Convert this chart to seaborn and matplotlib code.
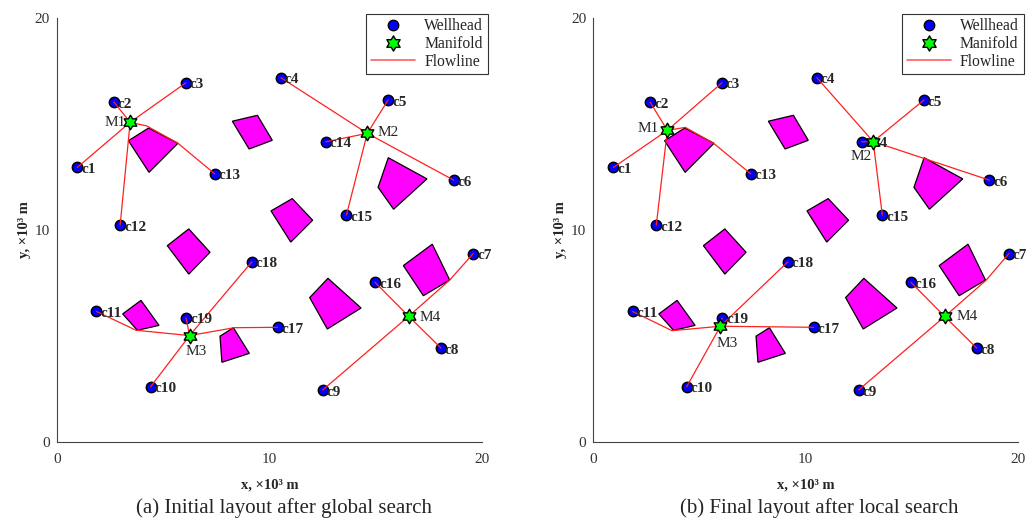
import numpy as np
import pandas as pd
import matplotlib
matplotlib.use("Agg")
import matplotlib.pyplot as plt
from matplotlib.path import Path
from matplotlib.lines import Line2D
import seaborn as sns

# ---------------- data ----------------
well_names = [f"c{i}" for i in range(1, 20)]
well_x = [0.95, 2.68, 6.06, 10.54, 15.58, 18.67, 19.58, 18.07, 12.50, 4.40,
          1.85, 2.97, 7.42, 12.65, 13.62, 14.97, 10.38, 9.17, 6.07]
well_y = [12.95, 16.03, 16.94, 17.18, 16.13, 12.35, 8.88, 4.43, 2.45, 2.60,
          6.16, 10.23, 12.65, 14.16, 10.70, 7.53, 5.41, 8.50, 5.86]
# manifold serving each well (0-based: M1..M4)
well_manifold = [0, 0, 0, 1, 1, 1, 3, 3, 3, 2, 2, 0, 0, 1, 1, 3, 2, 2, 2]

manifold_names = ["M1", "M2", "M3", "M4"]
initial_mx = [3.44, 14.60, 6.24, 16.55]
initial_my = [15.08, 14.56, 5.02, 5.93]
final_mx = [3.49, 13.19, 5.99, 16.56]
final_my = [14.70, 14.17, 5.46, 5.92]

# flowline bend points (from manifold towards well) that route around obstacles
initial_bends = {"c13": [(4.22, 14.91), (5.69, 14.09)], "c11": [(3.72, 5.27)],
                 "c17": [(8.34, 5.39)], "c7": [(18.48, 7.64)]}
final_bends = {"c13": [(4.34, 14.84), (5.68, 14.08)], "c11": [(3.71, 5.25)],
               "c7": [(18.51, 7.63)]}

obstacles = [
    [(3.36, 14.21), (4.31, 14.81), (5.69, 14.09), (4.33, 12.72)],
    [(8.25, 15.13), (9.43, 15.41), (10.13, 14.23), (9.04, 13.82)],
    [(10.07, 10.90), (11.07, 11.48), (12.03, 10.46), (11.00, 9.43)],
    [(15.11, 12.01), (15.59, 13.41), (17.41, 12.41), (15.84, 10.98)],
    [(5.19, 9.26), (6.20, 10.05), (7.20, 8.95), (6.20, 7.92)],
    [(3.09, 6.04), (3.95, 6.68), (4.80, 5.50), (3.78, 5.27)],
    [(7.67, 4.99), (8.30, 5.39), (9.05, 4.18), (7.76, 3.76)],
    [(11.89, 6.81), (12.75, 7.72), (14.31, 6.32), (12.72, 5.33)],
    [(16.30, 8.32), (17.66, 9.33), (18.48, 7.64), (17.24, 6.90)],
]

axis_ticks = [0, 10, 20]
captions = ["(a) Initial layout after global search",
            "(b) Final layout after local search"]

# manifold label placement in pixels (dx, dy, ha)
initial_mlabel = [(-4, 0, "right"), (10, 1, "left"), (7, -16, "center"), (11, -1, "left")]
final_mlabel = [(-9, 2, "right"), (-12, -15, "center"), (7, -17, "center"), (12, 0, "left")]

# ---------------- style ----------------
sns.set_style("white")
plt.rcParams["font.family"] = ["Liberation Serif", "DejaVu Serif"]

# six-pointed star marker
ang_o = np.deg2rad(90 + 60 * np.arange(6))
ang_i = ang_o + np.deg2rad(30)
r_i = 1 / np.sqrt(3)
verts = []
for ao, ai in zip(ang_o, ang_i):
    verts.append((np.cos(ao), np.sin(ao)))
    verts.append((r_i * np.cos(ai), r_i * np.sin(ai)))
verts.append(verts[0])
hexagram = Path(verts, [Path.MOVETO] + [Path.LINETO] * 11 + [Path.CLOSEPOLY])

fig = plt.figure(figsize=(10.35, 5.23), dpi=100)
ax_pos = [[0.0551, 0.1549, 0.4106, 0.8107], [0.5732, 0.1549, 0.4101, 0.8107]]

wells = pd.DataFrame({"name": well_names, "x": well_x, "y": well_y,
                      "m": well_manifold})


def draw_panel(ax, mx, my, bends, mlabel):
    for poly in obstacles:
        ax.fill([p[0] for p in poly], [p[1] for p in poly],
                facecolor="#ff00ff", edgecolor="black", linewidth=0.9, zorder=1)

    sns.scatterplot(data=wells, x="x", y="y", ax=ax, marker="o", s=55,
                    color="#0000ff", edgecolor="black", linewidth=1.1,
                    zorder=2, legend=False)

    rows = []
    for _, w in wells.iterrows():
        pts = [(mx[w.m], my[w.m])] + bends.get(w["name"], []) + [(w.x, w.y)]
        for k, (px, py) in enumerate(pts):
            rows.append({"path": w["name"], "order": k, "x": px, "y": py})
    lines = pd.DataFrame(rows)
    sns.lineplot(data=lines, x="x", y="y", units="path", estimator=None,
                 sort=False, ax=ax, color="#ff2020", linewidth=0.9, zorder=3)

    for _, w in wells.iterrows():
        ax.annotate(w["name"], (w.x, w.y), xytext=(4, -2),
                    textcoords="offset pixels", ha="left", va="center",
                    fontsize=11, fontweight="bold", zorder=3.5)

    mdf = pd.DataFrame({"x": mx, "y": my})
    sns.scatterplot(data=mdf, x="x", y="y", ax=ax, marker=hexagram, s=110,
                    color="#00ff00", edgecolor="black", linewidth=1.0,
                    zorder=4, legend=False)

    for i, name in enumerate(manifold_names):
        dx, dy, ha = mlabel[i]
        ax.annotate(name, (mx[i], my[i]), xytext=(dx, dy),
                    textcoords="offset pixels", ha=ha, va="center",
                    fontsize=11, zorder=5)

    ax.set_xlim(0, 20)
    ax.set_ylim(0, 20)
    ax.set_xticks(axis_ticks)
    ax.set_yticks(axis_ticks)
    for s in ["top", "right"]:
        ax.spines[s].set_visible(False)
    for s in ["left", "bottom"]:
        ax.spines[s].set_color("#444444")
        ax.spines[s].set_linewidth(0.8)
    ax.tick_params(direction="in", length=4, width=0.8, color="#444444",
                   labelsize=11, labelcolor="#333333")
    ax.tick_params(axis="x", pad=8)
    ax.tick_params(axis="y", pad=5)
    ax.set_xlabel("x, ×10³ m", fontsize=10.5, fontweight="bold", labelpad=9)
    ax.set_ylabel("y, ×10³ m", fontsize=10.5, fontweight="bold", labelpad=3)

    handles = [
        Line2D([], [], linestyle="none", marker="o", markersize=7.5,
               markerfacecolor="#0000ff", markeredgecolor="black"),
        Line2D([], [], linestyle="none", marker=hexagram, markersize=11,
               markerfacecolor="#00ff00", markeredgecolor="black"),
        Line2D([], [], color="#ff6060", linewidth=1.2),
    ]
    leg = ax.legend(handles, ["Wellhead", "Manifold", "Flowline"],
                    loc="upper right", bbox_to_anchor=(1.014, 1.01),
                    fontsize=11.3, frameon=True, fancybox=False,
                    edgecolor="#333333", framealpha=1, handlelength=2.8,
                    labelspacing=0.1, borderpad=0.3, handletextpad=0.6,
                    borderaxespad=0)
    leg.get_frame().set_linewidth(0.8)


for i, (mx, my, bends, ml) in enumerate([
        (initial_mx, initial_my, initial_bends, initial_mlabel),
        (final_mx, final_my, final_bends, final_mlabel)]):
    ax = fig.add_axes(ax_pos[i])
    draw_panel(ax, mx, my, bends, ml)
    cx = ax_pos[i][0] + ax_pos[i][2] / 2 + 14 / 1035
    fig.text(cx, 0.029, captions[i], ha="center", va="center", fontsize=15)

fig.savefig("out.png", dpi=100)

==

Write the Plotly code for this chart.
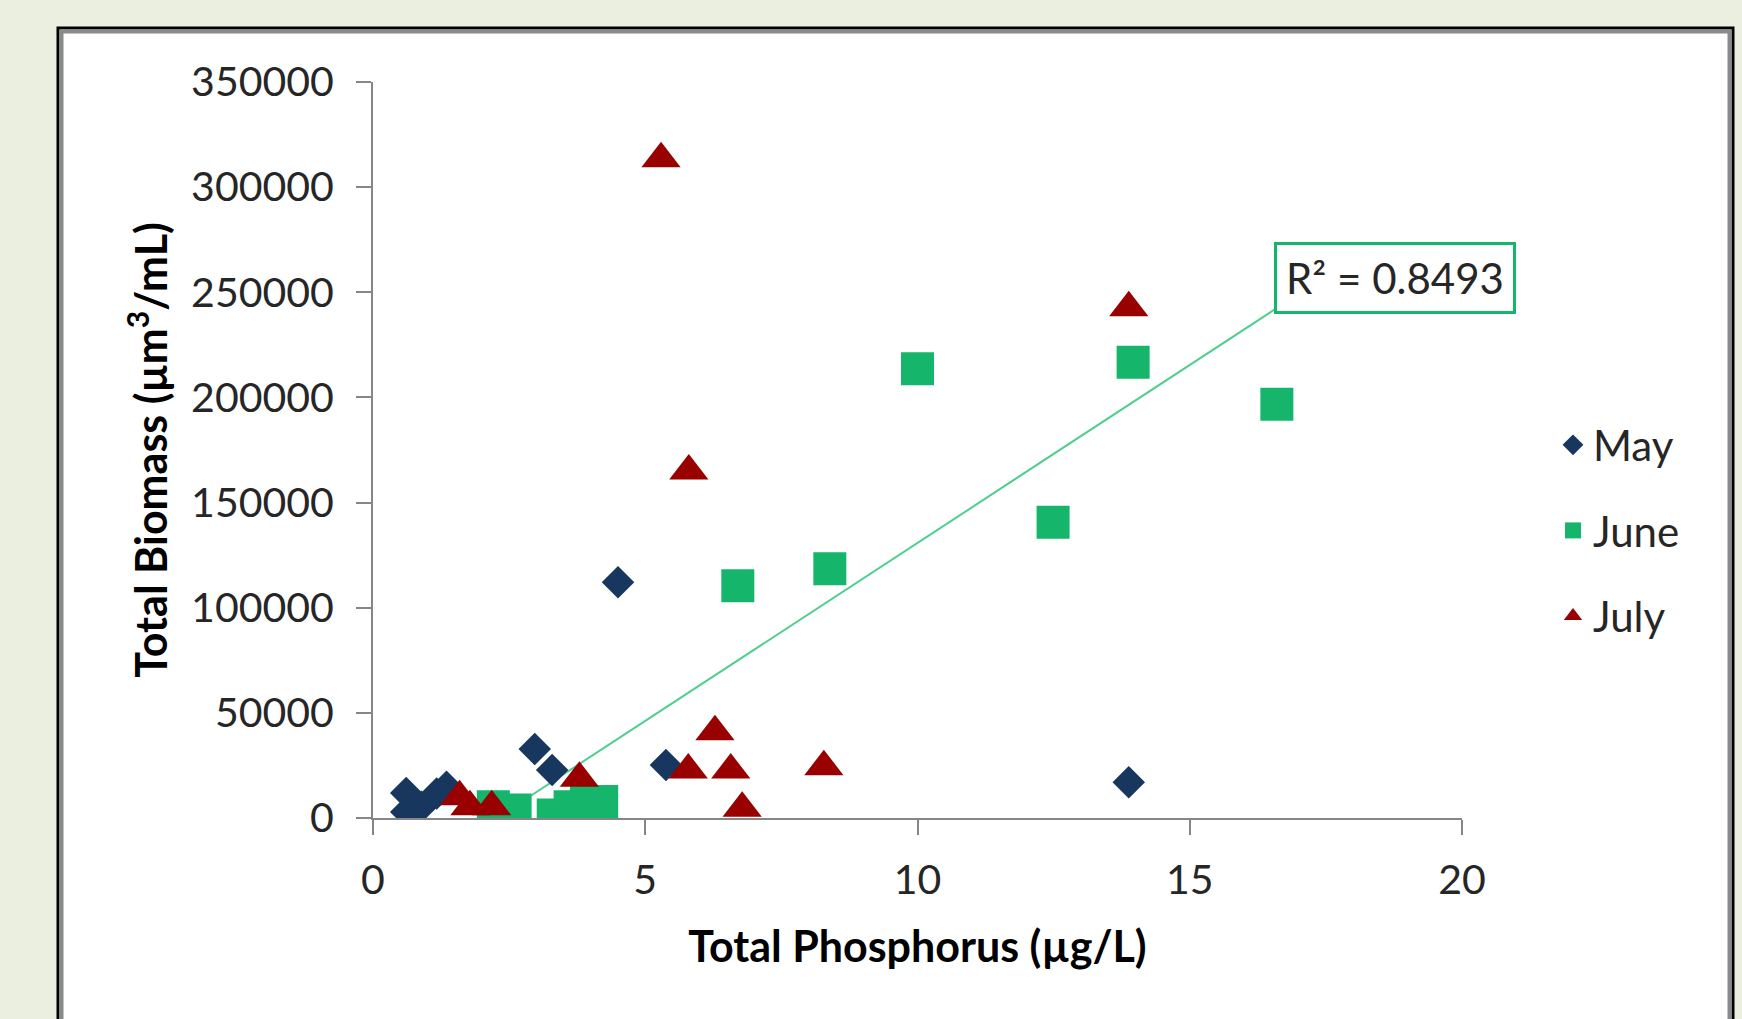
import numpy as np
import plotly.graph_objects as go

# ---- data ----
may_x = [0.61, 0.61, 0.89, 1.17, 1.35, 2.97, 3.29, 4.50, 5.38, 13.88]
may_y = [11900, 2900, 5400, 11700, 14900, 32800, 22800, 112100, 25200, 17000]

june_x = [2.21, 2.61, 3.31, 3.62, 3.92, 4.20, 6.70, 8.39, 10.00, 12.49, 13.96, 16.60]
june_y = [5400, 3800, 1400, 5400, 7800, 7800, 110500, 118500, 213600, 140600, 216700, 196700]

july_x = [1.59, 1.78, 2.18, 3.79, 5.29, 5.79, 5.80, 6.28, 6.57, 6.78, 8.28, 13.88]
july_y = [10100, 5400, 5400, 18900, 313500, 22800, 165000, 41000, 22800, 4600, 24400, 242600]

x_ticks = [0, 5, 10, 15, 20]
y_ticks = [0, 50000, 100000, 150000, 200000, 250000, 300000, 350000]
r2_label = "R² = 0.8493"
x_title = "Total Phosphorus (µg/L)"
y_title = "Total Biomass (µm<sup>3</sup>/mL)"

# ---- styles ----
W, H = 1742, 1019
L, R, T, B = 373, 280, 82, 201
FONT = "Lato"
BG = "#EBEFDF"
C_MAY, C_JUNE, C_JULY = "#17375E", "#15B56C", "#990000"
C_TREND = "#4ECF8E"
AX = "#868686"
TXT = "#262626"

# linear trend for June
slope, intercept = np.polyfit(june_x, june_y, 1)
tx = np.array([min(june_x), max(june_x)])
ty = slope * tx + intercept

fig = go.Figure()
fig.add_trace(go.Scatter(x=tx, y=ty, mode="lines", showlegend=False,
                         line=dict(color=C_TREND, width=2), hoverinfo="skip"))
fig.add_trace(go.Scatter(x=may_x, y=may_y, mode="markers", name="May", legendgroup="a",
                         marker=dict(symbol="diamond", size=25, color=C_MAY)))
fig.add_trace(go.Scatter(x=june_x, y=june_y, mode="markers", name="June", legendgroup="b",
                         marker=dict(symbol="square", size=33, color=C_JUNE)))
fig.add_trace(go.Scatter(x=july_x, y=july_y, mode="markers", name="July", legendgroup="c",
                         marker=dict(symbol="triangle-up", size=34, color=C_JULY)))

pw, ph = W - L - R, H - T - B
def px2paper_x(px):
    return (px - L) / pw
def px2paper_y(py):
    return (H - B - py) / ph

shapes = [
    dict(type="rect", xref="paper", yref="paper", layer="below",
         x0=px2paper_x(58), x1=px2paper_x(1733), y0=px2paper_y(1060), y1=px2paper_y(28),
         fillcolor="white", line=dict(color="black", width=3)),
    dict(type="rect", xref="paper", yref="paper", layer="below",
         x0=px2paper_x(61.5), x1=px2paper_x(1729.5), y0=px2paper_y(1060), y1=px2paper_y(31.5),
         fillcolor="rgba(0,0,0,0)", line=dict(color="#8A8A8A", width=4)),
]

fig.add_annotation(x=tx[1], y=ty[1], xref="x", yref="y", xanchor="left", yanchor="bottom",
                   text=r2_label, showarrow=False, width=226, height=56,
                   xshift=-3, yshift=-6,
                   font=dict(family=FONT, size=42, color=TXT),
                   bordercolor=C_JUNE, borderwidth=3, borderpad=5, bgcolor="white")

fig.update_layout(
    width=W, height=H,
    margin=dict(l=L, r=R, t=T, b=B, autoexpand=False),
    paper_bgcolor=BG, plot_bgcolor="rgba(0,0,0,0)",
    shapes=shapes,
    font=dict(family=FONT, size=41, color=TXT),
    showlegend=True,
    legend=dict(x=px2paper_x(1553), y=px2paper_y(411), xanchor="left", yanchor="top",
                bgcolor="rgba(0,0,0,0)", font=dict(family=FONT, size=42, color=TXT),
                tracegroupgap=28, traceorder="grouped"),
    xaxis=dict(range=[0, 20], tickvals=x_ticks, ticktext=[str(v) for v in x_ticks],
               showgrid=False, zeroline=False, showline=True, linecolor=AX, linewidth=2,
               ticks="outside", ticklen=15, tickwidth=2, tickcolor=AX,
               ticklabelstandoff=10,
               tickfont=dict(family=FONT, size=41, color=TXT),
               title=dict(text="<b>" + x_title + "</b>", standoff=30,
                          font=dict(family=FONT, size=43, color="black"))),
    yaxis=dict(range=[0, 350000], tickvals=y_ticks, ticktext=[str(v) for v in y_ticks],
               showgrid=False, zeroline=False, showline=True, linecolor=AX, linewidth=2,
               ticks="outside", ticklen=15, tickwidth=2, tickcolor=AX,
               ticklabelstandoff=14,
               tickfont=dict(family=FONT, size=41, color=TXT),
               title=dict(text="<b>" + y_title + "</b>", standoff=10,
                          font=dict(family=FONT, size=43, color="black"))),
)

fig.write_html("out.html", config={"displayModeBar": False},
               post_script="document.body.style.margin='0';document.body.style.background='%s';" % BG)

---

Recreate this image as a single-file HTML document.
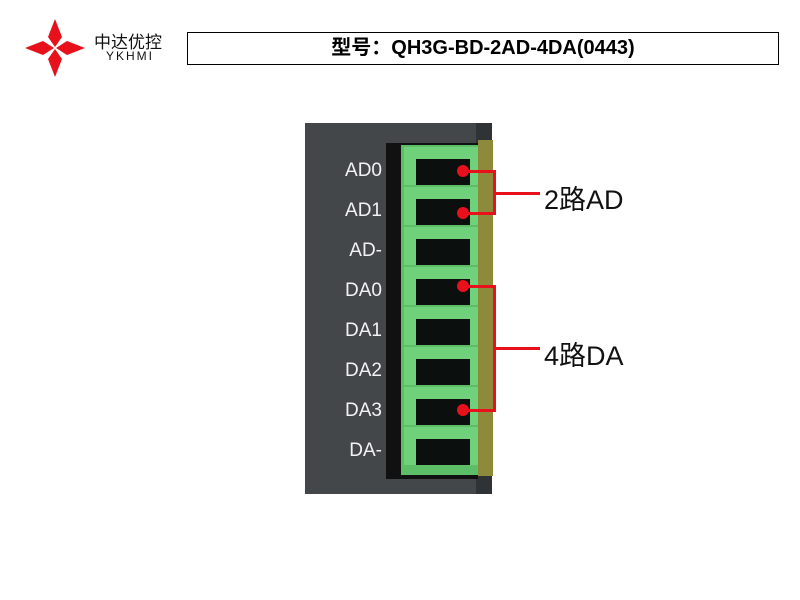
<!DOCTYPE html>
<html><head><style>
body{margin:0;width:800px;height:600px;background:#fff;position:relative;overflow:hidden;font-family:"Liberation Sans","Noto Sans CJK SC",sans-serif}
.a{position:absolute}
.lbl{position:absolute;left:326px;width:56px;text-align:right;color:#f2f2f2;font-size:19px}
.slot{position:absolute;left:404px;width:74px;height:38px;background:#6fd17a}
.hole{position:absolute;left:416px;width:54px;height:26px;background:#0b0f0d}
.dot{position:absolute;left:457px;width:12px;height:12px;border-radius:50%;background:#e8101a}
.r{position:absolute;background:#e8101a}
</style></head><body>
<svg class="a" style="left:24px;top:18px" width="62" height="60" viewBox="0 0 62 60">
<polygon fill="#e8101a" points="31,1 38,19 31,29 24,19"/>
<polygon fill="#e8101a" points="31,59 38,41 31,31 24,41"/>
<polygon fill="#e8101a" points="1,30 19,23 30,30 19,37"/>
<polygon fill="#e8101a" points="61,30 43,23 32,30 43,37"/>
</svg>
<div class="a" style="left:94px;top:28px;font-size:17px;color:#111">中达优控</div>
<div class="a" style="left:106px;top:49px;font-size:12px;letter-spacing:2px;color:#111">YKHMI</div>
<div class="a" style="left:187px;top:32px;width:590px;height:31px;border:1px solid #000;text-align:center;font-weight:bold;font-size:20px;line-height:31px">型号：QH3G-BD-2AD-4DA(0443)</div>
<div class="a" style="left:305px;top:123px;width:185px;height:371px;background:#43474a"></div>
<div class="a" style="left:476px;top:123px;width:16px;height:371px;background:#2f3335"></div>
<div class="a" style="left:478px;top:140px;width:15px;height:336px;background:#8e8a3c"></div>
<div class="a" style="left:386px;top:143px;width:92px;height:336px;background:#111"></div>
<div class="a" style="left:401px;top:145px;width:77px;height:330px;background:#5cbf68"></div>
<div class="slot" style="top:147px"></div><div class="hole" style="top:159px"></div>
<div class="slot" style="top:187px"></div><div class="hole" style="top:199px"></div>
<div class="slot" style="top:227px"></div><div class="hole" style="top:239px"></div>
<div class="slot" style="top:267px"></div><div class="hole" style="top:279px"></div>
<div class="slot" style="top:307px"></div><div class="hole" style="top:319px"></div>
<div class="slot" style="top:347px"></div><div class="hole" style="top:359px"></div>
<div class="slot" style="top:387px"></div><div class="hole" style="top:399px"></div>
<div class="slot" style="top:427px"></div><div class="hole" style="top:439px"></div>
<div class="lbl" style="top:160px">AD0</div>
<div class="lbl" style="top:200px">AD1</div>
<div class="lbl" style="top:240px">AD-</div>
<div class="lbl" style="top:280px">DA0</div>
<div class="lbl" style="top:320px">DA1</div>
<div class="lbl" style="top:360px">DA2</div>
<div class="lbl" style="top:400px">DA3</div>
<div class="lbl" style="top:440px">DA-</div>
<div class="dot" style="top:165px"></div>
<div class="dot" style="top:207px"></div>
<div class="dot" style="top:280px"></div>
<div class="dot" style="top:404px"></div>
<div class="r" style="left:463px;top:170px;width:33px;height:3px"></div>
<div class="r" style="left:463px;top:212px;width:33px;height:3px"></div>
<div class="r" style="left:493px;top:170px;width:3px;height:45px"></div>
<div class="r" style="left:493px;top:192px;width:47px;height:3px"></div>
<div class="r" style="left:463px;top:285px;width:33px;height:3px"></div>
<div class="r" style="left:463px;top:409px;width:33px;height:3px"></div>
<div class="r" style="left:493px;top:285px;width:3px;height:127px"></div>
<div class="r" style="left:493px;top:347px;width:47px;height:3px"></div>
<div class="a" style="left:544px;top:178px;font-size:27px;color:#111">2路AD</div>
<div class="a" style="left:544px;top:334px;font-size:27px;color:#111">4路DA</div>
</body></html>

TASK INSTRUCTIONS:
Pictures should be left out. Retype only the run of lines from the line containing "Write the Plotly code for this chart." to the line containing "import plotly.graph_objects as go", inclusive.

THE OUTPUT:
Write the Plotly code for this chart.
import numpy as np
import plotly.graph_objects as go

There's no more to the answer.